The purposes of equipment safety ground

Grounds provide several important safety functions. Your grounding system is going to struggle to do its job under this setup.

  • Provide a very high current path back to neutral for a hot-ground fault -- to assure a breaker will trip. This is a left-handed way of providing ground-fault protection. In this case, this setup Will Not Do That, and could create a dangerous situation. Your best bet to resolve this is use active/intelligent 2-pole ground-fault detecting breakers (GFCI aka RCD).
  • Keep metal appliances at a safe voltage relative to your water pipes etc. Your in-house earthing system would struggle to do that against a ground fault.
  • Protect equipment by giving static electricity and lightning a way to get to earth. Your earthing system can do that.
  • Ensure your conductors don't float at very high voltage. This will be handled by the power company's grounding back at the pole.

What to do?

Given the service you have, your only option is to wire it like a NEMA 6 receptacle in the US - two hots, ground, no neutral.

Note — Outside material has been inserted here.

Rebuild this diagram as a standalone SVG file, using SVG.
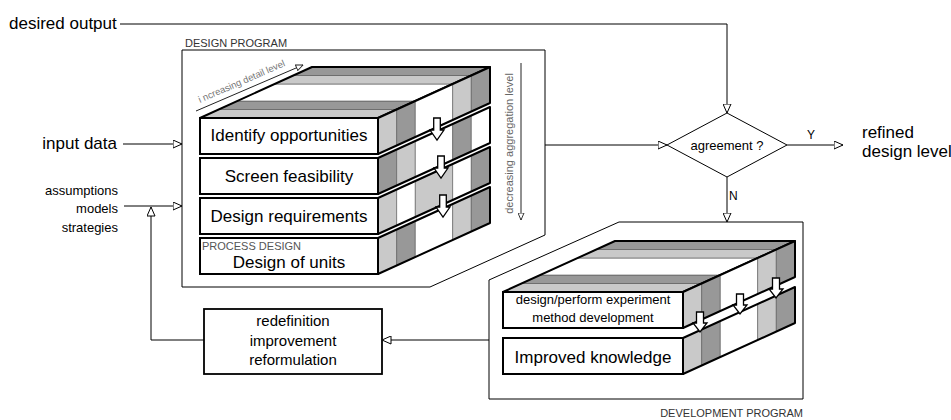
<svg xmlns="http://www.w3.org/2000/svg" width="951" height="420" viewBox="0 0 951 420">
<defs>
<style>
text{font-family:"Liberation Sans",Arial,Helvetica,sans-serif;fill:#000}
.big{font-size:17px}
.mid{font-size:15px}
.sm{font-size:13px}
.yn{font-size:12px}
.cap{font-size:11px;fill:#333}
.hint{font-size:9.5px;fill:#777}
.hint2{font-size:11px;fill:#666}
.frame{fill:none;stroke:#000;stroke-width:1}
.conn{fill:none;stroke:#000;stroke-width:1;marker-end:url(#tri)}
.guide{fill:none;stroke:#222;stroke-width:1;marker-end:url(#tri-s)}
.box{fill:#fff;stroke:#000;stroke-width:2}
.edge{fill:none;stroke:#000;stroke-width:2;stroke-linejoin:round}
.band{stroke:#555;stroke-width:0.6}
.lt{fill:#c9c9c9}.dk{fill:#989898}.wh{fill:#fff}
.flow{fill:#fff;stroke:#000;stroke-width:1.3}
</style>
<marker id="tri" viewBox="0 0 10 9" refX="9.5" refY="4.5" markerWidth="10" markerHeight="9" markerUnits="userSpaceOnUse" orient="auto">
<path d="M0.5,0.5 L9.5,4.5 L0.5,8.5 Z" fill="#fff" stroke="#000" stroke-width="1"/>
</marker>
<marker id="tri-s" viewBox="0 0 8 7" refX="7.5" refY="3.5" markerWidth="8" markerHeight="7" markerUnits="userSpaceOnUse" orient="auto">
<path d="M0.5,0.5 L7.5,3.5 L0.5,6.5 Z" fill="#fff" stroke="#222" stroke-width="0.9"/>
</marker>
<!-- side-face bands of one slab; origin = front top right corner, depth (112,-51), height 36 -->
<polygon id="bA" points="0,0 18.67,-8.5 18.67,27.5 0,36"/>
<polygon id="bB" points="18.67,-8.5 37.33,-17 37.33,19 18.67,27.5"/>
<polygon id="bC" points="37.33,-17 74.67,-34 74.67,2 37.33,19"/>
<polygon id="bD" points="74.67,-34 93.33,-42.5 93.33,-6.5 74.67,2"/>
<polygon id="bE" points="93.33,-42.5 112,-51 112,-15 93.33,-6.5"/>
<polygon id="side" points="0,0 112,-51 112,-15 0,36"/>
<!-- downward flow arrow crossing a slab gap -->
<path id="down" d="M-3.3,-11 H3.3 V1 H7 L0,11 L-7,1 H-3.3 Z"/>
<path id="down-s" d="M-3.5,-10 H3.5 V1 H7 L0,10 L-7,1 H-3.5 Z"/>
</defs>

<rect width="951" height="420" fill="#fff"/>

<!-- outer frames -->
<g id="design-program">
<path class="frame" d="M182,50 H545 V235 L430,287 H182 Z"/>
<text class="cap" x="185" y="47" font-size="11.5">DESIGN PROGRAM</text>
</g>
<g id="development-program">
<path class="frame" d="M489,280 L619,222 H803 V399 H489 Z"/>
<text class="cap" x="803" y="417" text-anchor="end" font-size="10">DEVELOPMENT PROGRAM</text>
</g>

<!-- design stack -->
<g id="design-stack">
<g id="design-top" transform="translate(378,118)">
<polygon class="band lt" points="-178,0 0,0 18.67,-8.5 -159.33,-8.5"/>
<polygon class="band dk" points="-159.33,-8.5 18.67,-8.5 37.33,-17 -140.67,-17"/>
<polygon class="band wh" points="-140.67,-17 37.33,-17 74.67,-34 -103.33,-34"/>
<polygon class="band lt" points="-103.33,-34 74.67,-34 93.33,-42.5 -84.67,-42.5"/>
<polygon class="band dk" points="-84.67,-42.5 93.33,-42.5 112,-51 -66,-51"/>
<polygon class="edge" points="-178,0 0,0 112,-51 -66,-51"/>
</g>
<g id="identify" transform="translate(378,118)">
<use href="#bA" class="band lt"/><use href="#bB" class="band dk"/><use href="#bC" class="band wh"/><use href="#bD" class="band lt"/><use href="#bE" class="band dk"/>
<use href="#side" class="edge"/>
<rect class="box" x="-178" y="0" width="178" height="36"/>
<text class="big" x="-89" y="23" text-anchor="middle">Identify opportunities</text>
</g>
<g id="screen" transform="translate(378,158)">
<use href="#bA" class="band dk"/><use href="#bB" class="band lt"/><use href="#bC" class="band wh"/><use href="#bD" class="band dk"/><use href="#bE" class="band wh"/>
<use href="#side" class="edge"/>
<rect class="box" x="-178" y="0" width="178" height="36"/>
<text class="big" x="-89" y="24" text-anchor="middle">Screen feasibility</text>
</g>
<g id="requirements" transform="translate(378,198)">
<use href="#bA" class="band lt"/><use href="#bB" class="band wh"/><use href="#bC" class="band lt"/><use href="#bD" class="band wh"/><use href="#bE" class="band dk"/>
<use href="#side" class="edge"/>
<rect class="box" x="-178" y="0" width="178" height="36"/>
<text class="big" x="-89" y="24" text-anchor="middle">Design requirements</text>
</g>
<g id="units" transform="translate(378,238)">
<use href="#bA" class="band lt"/><use href="#bB" class="band dk"/><use href="#bC" class="band wh"/><use href="#bD" class="band lt"/><use href="#bE" class="band dk"/>
<use href="#side" class="edge"/>
<rect class="box" x="-178" y="0" width="178" height="36"/>
<text class="cap" x="-176" y="12" font-size="11.4" fill="#555" style="fill:#555">PROCESS DESIGN</text>
<text class="big" x="-89" y="30" text-anchor="middle">Design of units</text>
</g>
<g id="design-flow">
<use href="#down" class="flow" x="437" y="129"/>
<use href="#down" class="flow" x="441" y="167"/>
<use href="#down" class="flow" x="443" y="206"/>
</g>
<g id="design-axes">
<line class="guide" x1="196" y1="111" x2="303" y2="65"/>
<text class="hint" transform="translate(200,103) rotate(-23.5)">i ncreasing detail level</text>
<line class="guide" x1="521" y1="63" x2="521" y2="220"/>
<text class="hint2" text-anchor="middle" transform="translate(513,143.5) rotate(-90)">decreasing aggregation level</text>
</g>
</g>

<!-- development stack -->
<g id="development-stack">
<g id="development-top" transform="translate(683,292)">
<polygon class="band lt" points="-180,0 0,0 18.67,-8.5 -161.33,-8.5"/>
<polygon class="band dk" points="-161.33,-8.5 18.67,-8.5 37.33,-17 -142.67,-17"/>
<polygon class="band wh" points="-142.67,-17 37.33,-17 74.67,-34 -105.33,-34"/>
<polygon class="band lt" points="-105.33,-34 74.67,-34 93.33,-42.5 -86.67,-42.5"/>
<polygon class="band dk" points="-86.67,-42.5 93.33,-42.5 112,-51 -68,-51"/>
<polygon class="edge" points="-180,0 0,0 112,-51 -68,-51"/>
</g>
<g id="experiment" transform="translate(683,292)">
<use href="#bA" class="band lt"/><use href="#bB" class="band dk"/><use href="#bC" class="band wh"/><use href="#bD" class="band lt"/><use href="#bE" class="band dk"/>
<use href="#side" class="edge"/>
<rect class="box" x="-180" y="0" width="180" height="36"/>
<text class="sm" x="-90" y="12" text-anchor="middle">design/perform experiment</text>
<text class="sm" x="-90" y="30" text-anchor="middle">method development</text>
</g>
<g id="knowledge" transform="translate(683,338)">
<use href="#bA" class="band lt"/><use href="#bB" class="band dk"/><use href="#bC" class="band wh"/><use href="#bD" class="band lt"/><use href="#bE" class="band dk"/>
<use href="#side" class="edge"/>
<rect class="box" x="-180" y="0" width="180" height="36"/>
<text class="big" x="-90" y="25" text-anchor="middle">Improved knowledge</text>
</g>
<g id="development-flow">
<use href="#down-s" class="flow" x="700" y="322"/>
<use href="#down-s" class="flow" x="740" y="304"/>
<use href="#down-s" class="flow" x="776" y="288"/>
</g>
</g>

<!-- decision -->
<g id="agreement">
<polygon points="727,113 787,145 727,177 667,145" fill="#fff" stroke="#000" stroke-width="1"/>
<text class="sm" x="727" y="150" text-anchor="middle">agreement ?</text>
</g>

<!-- feedback box -->
<g id="redefinition">
<rect x="204" y="309" width="178" height="65" fill="#fff" stroke="#000" stroke-width="1.8"/>
<text class="mid" x="293" y="326" text-anchor="middle">redefinition</text>
<text class="mid" x="293" y="346" text-anchor="middle">improvement</text>
<text class="mid" x="293" y="365" text-anchor="middle">reformulation</text>
</g>

<!-- free labels -->
<g id="labels">
<text class="big" x="9" y="29">desired output</text>
<text class="big" x="117" y="149" text-anchor="end">input data</text>
<text class="sm" x="118" y="195" text-anchor="end" font-size="13.5">assumptions</text>
<text class="sm" x="118" y="213" text-anchor="end">models</text>
<text class="sm" x="118" y="232" text-anchor="end">strategies</text>
<text class="big" x="862" y="138">refined</text>
<text class="big" x="862" y="157">design level</text>
<text class="yn" x="811" y="139" text-anchor="middle">Y</text>
<text class="yn" x="729" y="200">N</text>
</g>

<!-- connectors -->
<g id="connectors">
<path class="conn" d="M120,24 H727 V113"/>
<path class="conn" d="M123,144 H182"/>
<path class="conn" d="M124,206 H182"/>
<path class="conn" d="M204,340 H151 V207"/>
<path class="conn" d="M545,145 H667"/>
<path class="conn" d="M787,145 H843"/>
<path class="conn" d="M727,177 V222"/>
<path class="conn" d="M489,340 H382"/>
</g>
</svg>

First, you must remove any bonding inside your service panel between ground and any wire.

I would strongly recommend you use a split-phase or 3-phase panel, and wire this connection with a 2-pole breaker, so that both "hots" have overcurrent protection. Normally you don't need overcurrent protection on a neutral, but you don't have a neutral.

Ideally, the ground is simply a safety shield and the appliance should not connect with it at all. It's probably not a problem, but you need to consult with the manufacturer and make sure they can be powered with ground in between two hots (NEMA 6 style).

Ground is too weak to effectively assure breaker trip on a hot-ground fault. So it could sit there running 24x7 with a 10-15 amp ground fault - creating dangerous voltages in unexpected places (like your shower!), spinning your electric meter and running up your bill. Therefore I would strongly recommend you use a 2-pole ground fault detection breaker (GFCI or RCD). This would be your only protection against a ground fault in the appliance, since ground-as-high-current-path is not working.

The nuclear option

Sometimes the power company just can't provision a safe, proper service. In that case, the ultimate defense is to obtain a large service transformer of your own. Get one with a 240V primary (that goes to the utility) and a 120/240V split phase secondary (this is your main service). Since a transformer fully isolates the supply, you can configure the phase(s) and grounding as you please, i.e. correctly.

A 120/240 split phase transformer can be jumpered in either North American or Euro standard, with no compromises - exactly as you see in the first diagram. Which one would work best for you, would be a function of what electrical parts are available at sane prices, and what appliances are available at sane prices. This does not limit you. You can easily get 240V from a N.Am. configuration via NEMA 6. You can't get 120V out of a Euro panel, but you could add a parallel panel which gets 120V between neutral and the center tap.